Under pressure from Catalonian and Basque nationalists, Prime Minister Adolfo Suárez granted home rule to these regions in 1979. Basque separatists committed hundreds of terrorist bombings and kidnappings. With the overwhelming election of Prime Minister Felipe González Márquez and his Spanish Socialist Workers Party in the Oct. 20, 1982, parliamentary elections, the Franco past was finally buried.
Spain entered NATO in 1982. Spain, along with Portugal, joined the European Economic Community, now the European Union, in 1986. General elections in March 1996 produced a victory for the conservative Popular Party, and its leader, José María Aznar, became prime minister. He and his party easily won reelection in 2000.
In Aug. 2002, Batasuna, the political wing of the Basque terrorist organization ETA, was banned. The wisdom of driving the party underground instead of permitting it a legitimate political outlet has been questioned.
Aznar's backing of the U.S. war in Iraq was highly unpopular—90% of Spaniards opposed the war. (Spain sent no troops to Iraq during the war but contributed 1,300 peacekeeping forces during the reconstruction period.) Yet Aznar's Popular Party did extremely well in municipal elections in May 2003. The country's relative prosperity and the prime minister's tough stance against the ETA were thought to be responsible for the strong showing.

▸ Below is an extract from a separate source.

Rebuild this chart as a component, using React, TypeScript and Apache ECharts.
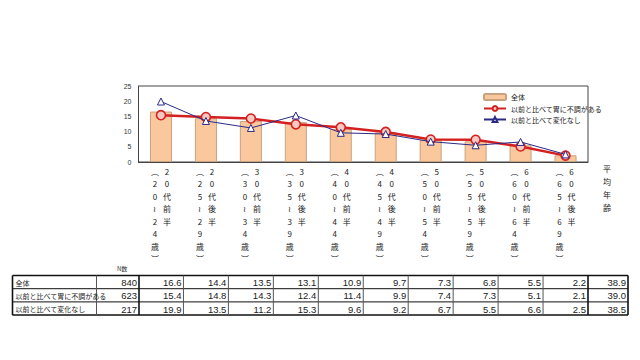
import React, { useEffect, useRef } from "react";
import * as echarts from "echarts";

const ageGroups = ["20代前半", "20代後半", "30代前半", "30代後半", "40代前半", "40代後半", "50代前半", "50代後半", "60代前半", "60代後半"];
const ageRanges = ["20～24歳", "25～29歳", "30～34歳", "35～39歳", "40～44歳", "45～49歳", "50～54歳", "55～59歳", "60～64歳", "65～69歳"];
const seriesNames = ["全体", "以前と比べて胃に不調がある", "以前と比べて変化なし"];
const overall = [16.6, 14.4, 13.5, 13.1, 10.9, 9.7, 7.3, 6.8, 5.5, 2.2];
const discomfort = [15.4, 14.8, 14.3, 12.4, 11.4, 9.9, 7.4, 7.3, 5.1, 2.1];
const noChange = [19.9, 13.5, 11.2, 15.3, 9.6, 9.2, 6.7, 5.5, 6.6, 2.5];
const sampleSizes = [840, 623, 217];
const averageAges = [38.9, 39.0, 38.5];
const yTicks = [0, 5, 10, 15, 20, 25];

const GRID_L = 138.5;
const GRID_R = 588;
const GRID_T = 86;
const GRID_B = 162;

const JP = '"Noto Sans CJK JP", sans-serif';
const NUM = '"Liberation Sans", Arial, sans-serif';

function labelFor(idx: number): string {
  const right = ageGroups[idx].split("");
  const left = ["︵", ...ageRanges[idx].replace("～", "≀").split(""), "︶"];
  const lines: string[] = [];
  for (let i = 0; i < left.length; i++) {
    const r = right[i] ?? " ";
    lines.push(`{a|${left[i]}}{b|${r}}`);
  }
  return lines.join("\n");
}

export default function App() {
  const ref = useRef<HTMLDivElement>(null);
  useEffect(() => {
    if (!ref.current) return;
    const chart = echarts.init(ref.current, undefined, { renderer: "svg" });

    const rowsData = [overall, discomfort, noChange];
    const tableTop = 275.5;
    const rowH = 13.2;
    const colX: number[] = [12.5, 96.5, 139];
    const catW = (GRID_R - GRID_L) / ageGroups.length;
    for (let k = 1; k <= ageGroups.length; k++) colX.push(GRID_L + catW * k);
    colX.push(628);
    const tableBottom = tableTop + rowH * rowsData.length;
    const graphics: any[] = [];
    // horizontal lines
    for (let r = 0; r <= rowsData.length; r++) {
      const y = tableTop + rowH * r;
      graphics.push({ type: "line", shape: { x1: colX[0], y1: y, x2: colX[colX.length - 1], y2: y }, style: { stroke: "#111", lineWidth: r === 0 || r === rowsData.length ? 1.5 : 1 } });
    }
    colX.forEach((x, i) => {
      const thick = i === 0 || i === 2 || i === colX.length - 2 || i === colX.length - 1;
      graphics.push({ type: "line", shape: { x1: x, y1: tableTop, x2: x, y2: tableBottom }, style: { stroke: thick ? "#111" : "#555", lineWidth: thick ? 1.6 : 1 } });
    });
    graphics.push({ type: "text", x: 117, y: 268, style: { text: "N数", font: `6px ${JP}`, fill: "#333", verticalAlign: "middle" } });
    rowsData.forEach((vals, r) => {
      const cy = tableTop + rowH * r + rowH / 2 + 0.5;
      graphics.push({ type: "text", x: colX[0] + 3, y: cy, style: { text: seriesNames[r], font: `7px ${JP}`, fill: "#222", verticalAlign: "middle" } });
      graphics.push({ type: "text", x: colX[2] - 2, y: cy, style: { text: String(sampleSizes[r]), font: `9.5px ${NUM}`, fill: "#222", align: "right", verticalAlign: "middle" } });
      vals.forEach((v, c) => {
        graphics.push({ type: "text", x: colX[3 + c] - 2, y: cy, style: { text: v.toFixed(1), font: `9.5px ${NUM}`, fill: "#222", align: "right", verticalAlign: "middle" } });
      });
      graphics.push({ type: "text", x: colX[colX.length - 1] - 2, y: cy, style: { text: averageAges[r].toFixed(1), font: `9.5px ${NUM}`, fill: "#222", align: "right", verticalAlign: "middle" } });
    });
    graphics.push({ type: "text", x: 607, y: 162, style: { text: "平\n均\n年\n齢", font: `8px ${JP}`, lineHeight: 13, fill: "#222", align: "center" } });

    chart.setOption({
      animation: false,
      backgroundColor: "#fff",
      grid: { left: GRID_L, right: 640 - GRID_R, top: GRID_T, bottom: 360 - GRID_B, show: true, borderColor: "#444", borderWidth: 1 },
      legend: {
        orient: "vertical",
        left: 478,
        top: 88,
        itemWidth: 22,
        itemHeight: 6,
        itemGap: 4,
        textStyle: { fontSize: 7, fontFamily: JP, color: "#222" },
        data: seriesNames,
      },
      xAxis: {
        type: "category",
        data: ageGroups,
        axisLine: { lineStyle: { color: "#444" } },
        axisTick: { show: false },
        axisLabel: {
          interval: 0,
          margin: 3,
          formatter: (_v: string, idx: number) => labelFor(idx),
          rich: {
            a: { width: 12, align: "center", fontSize: 8, lineHeight: 12.5, fontFamily: JP, color: "#222" },
            b: { width: 12, align: "center", fontSize: 8, lineHeight: 12.5, fontFamily: JP, color: "#222" },
          },
        },
      },
      yAxis: {
        type: "value",
        min: yTicks[0],
        max: yTicks[yTicks.length - 1],
        interval: 5,
        splitLine: { show: false },
        axisLine: { show: true, lineStyle: { color: "#444" } },
        axisTick: { show: false },
        axisLabel: { fontSize: 7, fontFamily: NUM, color: "#333", margin: 7 },
      },
      series: [
        {
          name: seriesNames[0],
          type: "bar",
          data: overall,
          barWidth: "49%",
          itemStyle: { color: "#FAC89C", borderColor: "#C9A27E", borderWidth: 1 },
        },
        {
          name: seriesNames[1],
          type: "line",
          data: discomfort,
          symbol: "circle",
          symbolSize: 9,
          lineStyle: { color: "#D42020", width: 2.5 },
          itemStyle: { color: "#F7C9C0", borderColor: "#D42020", borderWidth: 1.6 },
          z: 3,
        },
        {
          name: seriesNames[2],
          type: "line",
          data: noChange,
          symbol: "triangle",
          symbolSize: 7,
          lineStyle: { color: "#2A2A86", width: 1 },
          itemStyle: { color: "#fff", borderColor: "#2A2A86", borderWidth: 1 },
          z: 4,
        },
      ],
      graphic: graphics,
    });
    return () => chart.dispose();
  }, []);
  return <div ref={ref} style={{ position: "fixed", left: 0, top: 0, width: 640, height: 360 }} />;
}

On March 11, 2004, Spain suffered its most horrific terrorist attack: 191 people were killed and 1,400 were injured in bombings at Madrid's railway station. The government at first blamed ETA, but soon evidence emerged that al-Qaeda was responsible. When record numbers of voters went to the polls days later, Aznar's Popular Party experienced a stinging defeat, and José Luis Rodríguez Zapatero of the Socialist Party became the new prime minister. Many Spaniards blamed Aznar's staunch support of the U.S. and the war in Iraq for making Spain an al-Qaeda target. Others were angered by what they saw as the government's politically motivated position that ETA was to blame for the attacks at the same time that links to al-Qaeda were emerging. By April, a dozen suspects, most of them Moroccan, were arrested for the bombings. On April 4, several suspects blew themselves up during a police raid to avoid capture. In May, the new prime minister made good on his campaign promise, recalling Spain's 1,300 soldiers from Iraq, much to the displeasure of the United States, which said Spain was appeasing terrorists.
In June 2005, despite strong opposition from the Catholic Church, Spain legalized gay marriage. (Three other countries permit same-sex marriage: Belgium, the Netherlands, and Canada.)
After four decades of violence, the militant Basque separatist group ETA, responsible for more than 800 deaths and for terrorizing Spanish society with its bombings and other attacks, announced a permanent cease-fire on March 24, 2006. In June 2007, however, ETA renounced the cease-fire and vowed to begin a new offensive.In a June 2006 referendum, the region of Catalonia voted for greater autonomy from Spain.
The government dissolved Parliament in January 2008 and called for new elections, which are scheduled to be held in March 2008.